Supporting Heterogenous Protocols with Protocol Translation
In an IoT solution, devices from different suppliers can use different protocols – MQTT, AMQP, HTTP, XMPP, CoAP etc. Some IoT Cloud Platforms, on the other hand, may have a specific default / native protocol that it supports – say MQTT only.
To interconnect these devices into a singular solution, IoT Cloud Platforms offer a gateway which provides protocol adaptation. The gateway translates messages from one format to another in real-time and providing full bi-directional support, thus addressing the ‘impedance mismatch’ problems between protocols.
Here are some functions that the gateway can perform:
· Message transformations
· Message compression / decompression
· Message encryption / decryption
· Custom authentication
The protocol gateway is often an optional component to be used only if devices are incompatible. These gateways are often extensible, so you can integrate your proprietary or custom protocols onto it as well.
A Virtual Clone of Your Device In The Cloud
Consider the scenarios below:
1) Your application would like to read the state of a specific IoT device – say, to display this information to the user.
2) Your application would like to modify the state of a specific IoT device – say, to control an actuator connected to that device.
The application would like to do so with minimal latency and without having to ‘busy wait’ for the device (as the device connectivity may be intermittent) or without waiting for a slow round-trip to the device. This is where device shadows can help.
A device shadow represents a virtual representation of the device in the cloud. It is an object (stored in the cloud DB) which represents the ‘last reported state’ of the device. The device periodically sends its own state information to keep the device shadow up-to-date. Applications can read from the device shadow instantly, without waiting for a round-trip to the actual device.
When the application wishes to modify the state of a device (say flip a flag to turn-on the light), it can directly modify the ‘desired state’ object in the device shadow. This becomes a fire-and-forget operation for the application’s point of view. When the device connects to the cloud platform the next time, it can read the ‘desired state’ from the device shadow and invoke its actuators to try and reach that desired state.

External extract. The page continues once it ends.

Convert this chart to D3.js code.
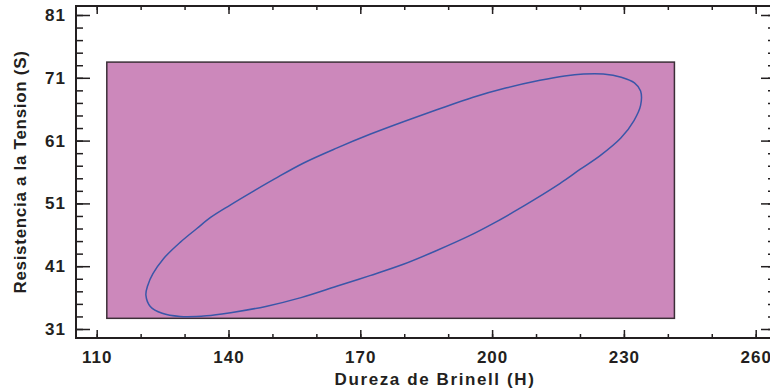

This offers a convenient decoupling to build your web and mobile applications which only have to interact with the device shadow (without having to deal with the actual device itself). It simplifies the programming model of those applications as they no longer have to deal with device-specific protocols or to busy-wait for device availability. Fire-and-forget!
Thus far, we have explored the foundational concepts and capabilities of IoT Cloud Platforms. The design patterns discussed here help build a robust and secure architecture for your IoT solutions. To recap, the patterns:
· Asset Registry
· Client Certificates
· Device Grouping
· Pub-Sub Communications Model
· Device Policies
· Rules Engine
· Stream Processing
· Device Shadow
Solution integrators today have a lot of Cloud Platform options to choose from. This is a constantly evolving and innovating space. We recommend doing a thorough assessment of the platform capabilities using the parameters discussed here before choosing a specific IoT platform for your next project.